Search code examples
htmlxpathxpathquery

Find specific element position in XPath after checking a condition


I have the following html I am working with: (a chunk of it here)

<table class="detailTable">
  <tbody>
    <tr>
      <td class="detailTitle" align="top">
        <h3>Credit Limit:</h3>
        <h3>Current Balance:</h3>
        <h3>Pending Balance:</h3>
        <h3>Available Credit:</h3>
      </td>
      <td align="top">
        <p>$677.77</p>
        <p>$7.77</p>
        <p>$7.77</p>
        <p>$677.77</p>
      </td>
      <td class="detailTitle">
        <h3>Last Statement Date:</h3>
        <h4>Payment Address</h4>
      </td>
      <td>
        <p>   05/19/2015  </p>
        <p class="attribution">
      </td>
    </tr>
  </tbody>
</table>

I need to first check if "Statement Date" exists, and then find its position. Then get it's value which is in a corresponding <p> tag. I need to do this using XPath. Any suggestions?

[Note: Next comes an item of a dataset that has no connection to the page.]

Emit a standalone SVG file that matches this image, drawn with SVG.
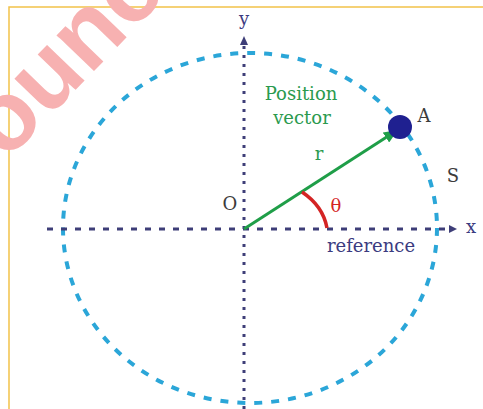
<svg xmlns="http://www.w3.org/2000/svg" width="483" height="409" viewBox="0 0 483 409">
<style>
.t{font-family:"DejaVu Serif","Liberation Serif",serif;font-size:18px}
.g{fill:#2a9a4e}
.n{fill:#3b3b80}
.k{fill:#3c3c3c}
.axis{stroke:#3e3e78;stroke-width:3;fill:none}
</style>
<defs>
<marker id="ah" markerWidth="14" markerHeight="12" refX="12" refY="6" orient="auto" markerUnits="userSpaceOnUse">
<path d="M0,0 L14,6 L0,12 Z" fill="#1f9e48"/>
</marker>
</defs>
<rect width="483" height="409" fill="#fff"/>
<path d="M9,409 V7 H483" fill="none" stroke="#f2c24a" stroke-width="1.5"/>
<text x="6" y="162" transform="rotate(-46 6 162)" font-family="Liberation Sans,Arial,sans-serif" font-weight="bold" font-size="98" fill="#f7b1b1">ounc</text>
<g id="circle-S">
<ellipse cx="250" cy="228" rx="187" ry="175" fill="none" stroke="#2ba6d8" stroke-width="4" stroke-dasharray="8 9"/>
</g>
<g id="axes">
<line class="axis" x1="47" y1="229" x2="447" y2="229" stroke-dasharray="6 8"/>
<path d="M449,225 L457,229 L449,233 Z" fill="#3e3e78"/>
<line class="axis" x1="244" y1="409" x2="244" y2="46" stroke-dasharray="3 6"/>
<path d="M240,45 L244,36 L248,45 Z" fill="#3e3e78"/>
<text class="t n" x="471" y="233" text-anchor="middle">x</text>
<text class="t n" x="244" y="25" text-anchor="middle">y</text>
<text class="t k" x="230" y="210" text-anchor="middle">O</text>
<text class="t n" x="371" y="252" text-anchor="middle">reference</text>
</g>
<g id="connectors">
<line x1="244" y1="229" x2="396" y2="131" stroke="#1f9e48" stroke-width="3" marker-end="url(#ah)"/>
<path d="M302,192 Q323,206 327,228" fill="none" stroke="#d42424" stroke-width="3.5"/>
</g>
<g id="point-A">
<circle cx="400" cy="127" r="12" fill="#1f2090"/>
<text class="t k" x="424" y="122" text-anchor="middle">A</text>
</g>
<g id="labels">
<text class="t g" x="301" y="100" text-anchor="middle">Position</text>
<text class="t g" x="302" y="124" text-anchor="middle">vector</text>
<text class="t g" x="319" y="160" text-anchor="middle">r</text>
<text class="t" x="336" y="212" text-anchor="middle" fill="#d42424">θ</text>
<text class="t k" x="453" y="182" text-anchor="middle">S</text>
</g>
</svg>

So far I tried using //table[@class='detailTable'][1]//td[2]//p[position(td[contains(.,'Statement Date')])] but it doesn't work.


Solution

  • This is one possible way : (formatted for readability)

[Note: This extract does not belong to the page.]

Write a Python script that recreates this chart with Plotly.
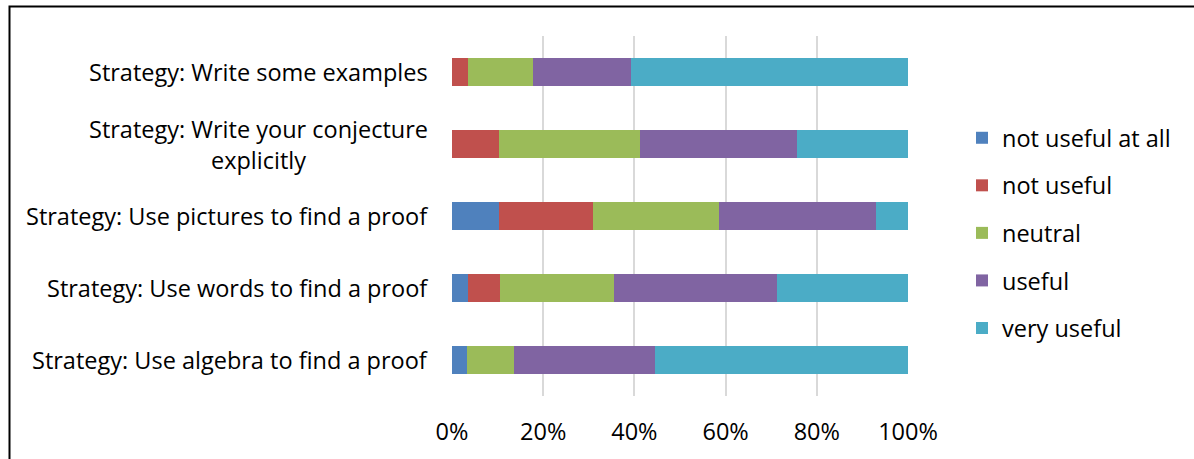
import plotly.graph_objects as go

categories = [
    "Strategy: Write some examples",
    "Strategy: Write your conjecture<br>explicitly",
    "Strategy: Use pictures to find a proof",
    "Strategy: Use words to find a proof",
    "Strategy: Use algebra to find a proof",
]
series_names = ["not useful at all", "not useful", "neutral", "useful", "very useful"]
not_useful_at_all = [0.0, 0.0, 10.2, 3.4, 3.2]
not_useful = [3.4, 10.2, 20.8, 7.2, 0.0]
neutral = [14.4, 31.0, 27.6, 24.9, 10.5]
useful = [21.4, 34.5, 34.4, 35.8, 30.9]
very_useful = [60.8, 24.3, 7.1, 28.7, 55.4]
tick_values = [0, 20, 40, 60, 80, 100]
tick_labels = ["0%", "20%", "40%", "60%", "80%", "100%"]

colors = ["#4F81BD", "#C0504D", "#9BBB59", "#8064A2", "#4BACC6"]
FONT = "Open Sans"
FS = 23.5

fig = go.Figure()
for i, (name, vals) in enumerate(zip(series_names, [not_useful_at_all, not_useful, neutral, useful, very_useful])):
    fig.add_trace(go.Bar(
        y=categories, x=vals, name=name, orientation="h",
        marker=dict(color=colors[i], line=dict(width=0)),
        width=0.395, legendgroup=name,
    ))

for c in categories:
    fig.add_annotation(
        x=0, xref="paper", xanchor="right", xshift=-22,
        y=c, yref="y", text=c, showarrow=False, align="center",
        font=dict(family=FONT, size=FS, color="#000000"),
    )

L, T, W, H = 452, 36, 456, 360
def px(x):
    return (x - L) / W
def py(y):
    return 1 - (y - T) / H

fig.add_shape(type="rect", xref="paper", yref="paper",
              x0=px(9.5), x1=px(1210), y0=py(480), y1=py(6.5),
              line=dict(color="#000000", width=2), fillcolor="rgba(0,0,0,0)", layer="below")

fig.update_layout(
    barmode="stack",
    width=1194, height=459,
    margin=dict(l=L, r=1194 - L - W, t=T, b=459 - T - H, pad=0),
    paper_bgcolor="white", plot_bgcolor="white",
    font=dict(family=FONT, size=FS, color="#000000"),
    legend=dict(
        x=px(962), xanchor="left", y=py(116), yanchor="top",
        traceorder="grouped", tracegroupgap=14,
        font=dict(family=FONT, size=FS, color="#000000"),
        bgcolor="rgba(0,0,0,0)",
    ),
    xaxis=dict(
        range=[0, 100], tickvals=tick_values, ticktext=tick_labels,
        showgrid=True, gridcolor="#D9D9D9", gridwidth=1.5,
        zeroline=False, showline=False, ticks="", ticklabelstandoff=19,
        tickfont=dict(family=FONT, size=FS, color="#000000"), fixedrange=True,
    ),
    yaxis=dict(
        type="category", autorange="reversed", showticklabels=False,
        showgrid=False, zeroline=False, showline=False, ticks="",
    ),
)

fig.write_html("out.html")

    //table[@class='detailTable']
    //tr
    /td[*[contains(.,'Statement Date')]]
    /following-sibling::td[1]
    /*[position() 
          = 
        count(
            parent::td
            /preceding-sibling::td[1]
            /*[contains(.,'Statement Date')]/preceding-sibling::*
        )+1
      ]
    

    explanation :

    • ..../td[*[contains(.,'Statement Date')]] : From the beginning up to this part, the XPath will find td element where, at least, one of its children contains text "Statement Date"
    • /following-sibling::td[1] : from previously matched td, navigate to the nearest following sibling td ...
    • /*[position() = count(parent::td/preceding-sibling::td[1]/*[contains(.,'Statement Date')]/preceding-sibling::*)+1] : ...and return child element at position equals to position of element that contains text "Statement Date" in the previous td. Notice that we use count(preceding-sibling::*)+1 to get position index of the element containing text "Statement Date" here.